Transcriptomic analysis unravels the molecular response of Lonicera japonica leaves to chilling stress.

Lonicera japonica is not only an important resource of traditional Chinese medicine, but also has very high horticultural value. Studies have been performed on the physiological responses of L. japonica leaves to chilling, however, the molecular mechanism underlying the low temperature-induced leaves morphological changes remains unclear. In this study, it has been demonstrated that the ratio of pigments content including anthocyanins, chlorophylls, and carotenoids was significantly altered in response to chilling condition, resulting in the color transformation of leaves from green to purple. Transcriptomic analysis showed there were 10,329 differentially expressed genes (DEGs) co-expressed during chilling stress.

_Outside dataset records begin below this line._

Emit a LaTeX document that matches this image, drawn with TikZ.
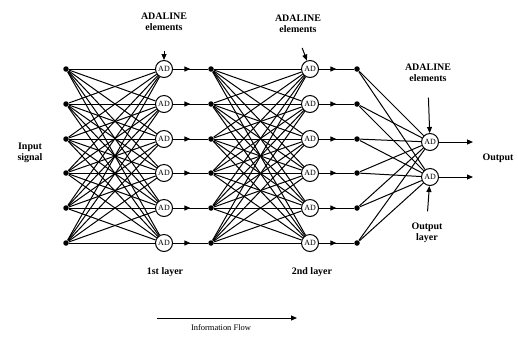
\documentclass[tikz,border=0pt]{standalone}
\usepackage{fontspec}
\setmainfont{Liberation Serif}
\usetikzlibrary{arrows.meta}
\usetikzlibrary{decorations.markings}

\begin{document}
\begin{tikzpicture}[x=1bp, y=-1bp, line width=1pt,
  ad/.style={circle, draw, fill=white, inner sep=0pt, minimum size=17bp, font=\fontsize{8}{8}\selectfont},
  dot/.style={circle, fill, inner sep=0pt, minimum size=5.5bp},
  lbl/.style={font=\fontsize{10}{11}\selectfont\bfseries, align=center},
  tip/.style={-{Triangle[length=6bp, width=5bp]}},
  fwd/.style={postaction={decorate}, decoration={markings,
    mark=at position 0.5 with {\arrow{Triangle[length=6bp, width=5bp]}}}}]
  \useasboundingbox (0,0) rectangle (518,338);

  % units of the three layers
  \foreach \i/\y in {1/69, 2/104, 3/139, 4/173, 5/208, 6/243} {
    \node[dot] (in\i) at (66,\y) {};
    \node[ad] (a\i) at (164,\y) {AD};
    \node[dot] (h\i) at (211,\y) {};
    \node[ad] (b\i) at (310,\y) {AD};
    \node[dot] (k\i) at (357,\y) {};
  }
  \node[ad] (o1) at (430,142) {AD};
  \node[ad] (o2) at (430,177) {AD};

  % weights
  \foreach \i in {1,...,6} {
    \foreach \j in {1,...,6} {
      \draw (in\i) -- (a\j);
      \draw (h\i) -- (b\j);
    }
    \draw[fwd] (a\i) -- (h\i);
    \draw[fwd] (b\i) -- (k\i);
    \draw (k\i) -- (o1);
    \draw (k\i) -- (o2);
  }

  % outputs
  \coordinate (out1) at (473,142);
  \coordinate (out2) at (473,177);
  \draw[tip] (o1) -- (out1);
  \draw[tip] (o2) -- (out2);
  \node[lbl] (outp) at (498,158) {Output};

  % labels
  \node[lbl] (t1) at (164,22) {ADALINE\\elements};
  \node[lbl] (t2) at (298,24) {ADALINE\\elements};
  \node[lbl] (t3) at (428,73) {ADALINE\\elements};
  \node[lbl] (insig) at (30,153) {Input\\signal};
  \node[lbl] (l1) at (165,272) {1st layer};
  \node[lbl] (l2) at (312,272) {2nd layer};
  \node[lbl] (ol) at (427,233) {Output\\layer};
  \draw[tip, shorten <=16bp] (t1.south) -- (a1);
  \draw[tip, shorten <=12bp] (t2.south) -- (b1);
  \draw[tip, shorten <=12bp] (t3.south) -- (o1);
  \draw[tip, shorten <=8bp] (ol.north) -- (o2);

  % flow direction
  \coordinate (fs) at (157,318);
  \coordinate (fe) at (297,318);
  \draw[tip] (fs) -- (fe);
  \node[font=\fontsize{8.5}{9}\selectfont] (flow) at (221,328) {Information Flow};
\end{tikzpicture}
\end{document}
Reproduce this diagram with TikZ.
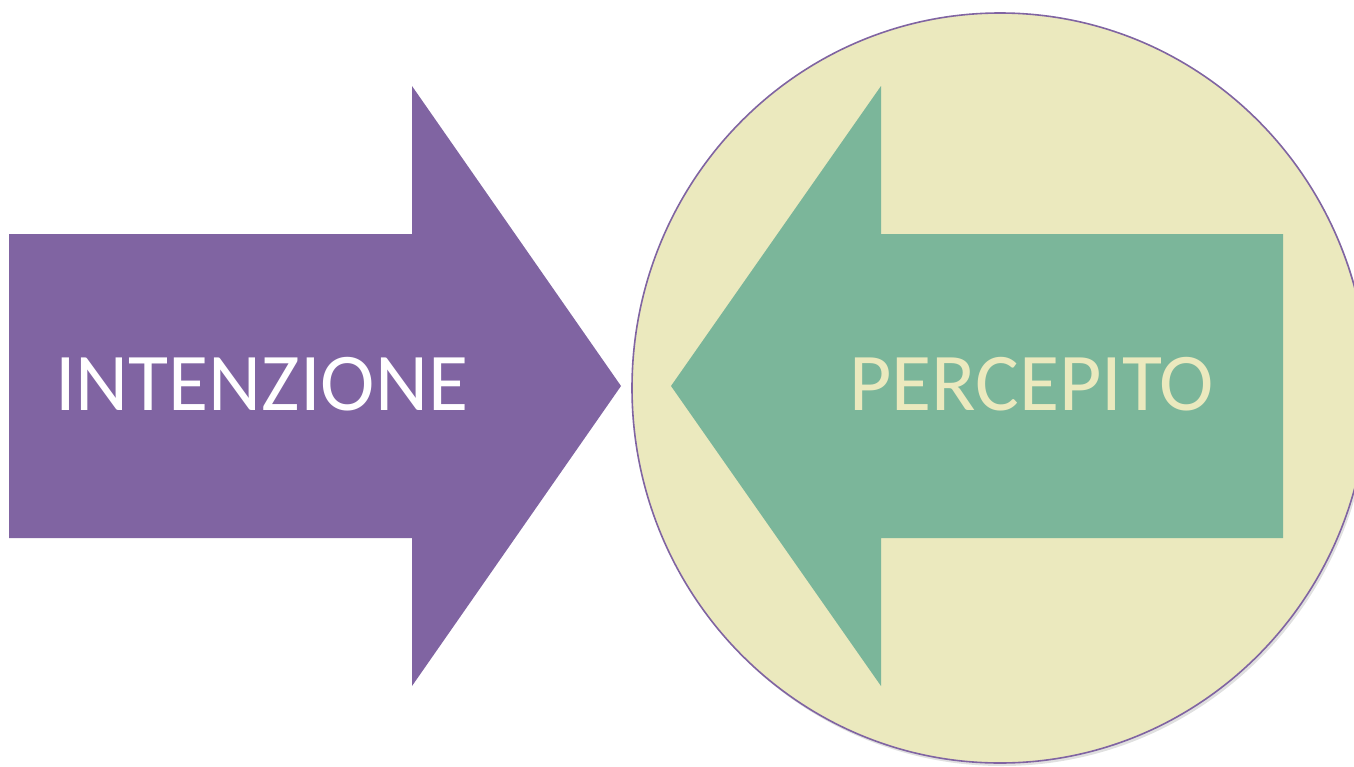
\documentclass[tikz,border=0pt]{standalone}
\usepackage{fontspec}
\setmainfont{Carlito}
\definecolor{arrowpurple}{HTML}{8064A2}
\definecolor{arrowgreen}{HTML}{7BB69A}
\definecolor{circlefill}{HTML}{EBE9BE}
\definecolor{perctext}{HTML}{EBE9BE}
\tikzset{
  lbl/.style={font=\fontsize{82}{90}\selectfont, inner sep=0pt, anchor=base west},
}
\begin{document}
\begin{tikzpicture}[x=1pt,y=-1pt]
\useasboundingbox (0,0) rectangle (1354,766);
% circle with soft shadow
\fill[black!12] (1002,391) ellipse [x radius=368, y radius=375];
\filldraw[fill=circlefill, draw=arrowpurple, line width=1.6pt] (1000,388) ellipse [x radius=368, y radius=375];
% purple arrow (right)
\fill[arrowpurple] (9,234) -- (412,234) -- (412,86) -- (621,386) -- (412,686) -- (412,538) -- (9,538) -- cycle;
% green arrow (left)
\fill[arrowgreen] (1283,234) -- (881,234) -- (881,86) -- (671,386) -- (881,686) -- (881,538) -- (1283,538) -- cycle;
\node[lbl, text=white] (intenzione) at (55,410) {INTENZIONE};
\node[lbl, text=perctext] (percepito) at (849,410) {PERCEPITO};
\end{tikzpicture}
\end{document}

DEGs were mainly mapped to secondary metabolism, cell wall, and minor carbohydrate. The upregulated genes (UGs) were mainly enriched in protein metabolism, transport, and signaling, while UGs in secondary metabolism were mainly involved in phenylpropaoids-flavonoids pathway (PFP) and carotenoids pathway (CP). Protein-protein interaction analysis illustrated that 21 interacted genes including CAX3, NHX2, ACA8, and ACA9 were enriched in calcium transport/potassium ion transport. BR biosynthesis pathway related genes and BR insensitive (BRI) were collectively induced by chilling stress. Furthermore, the expression of genes involved in anthocyanins and CPs as well as the content of chlorogenic acid (CGA) and luteoloside were increased in leaves of L. japonica under stress. Taken together, these results indicate that the activation of PFP and CP in leaves of L. japonica under chilling stress, largely attributed to the elevation of calcium homeostasis and stimulation of BR signaling, which then regulated the PFP/CP related transcription factors.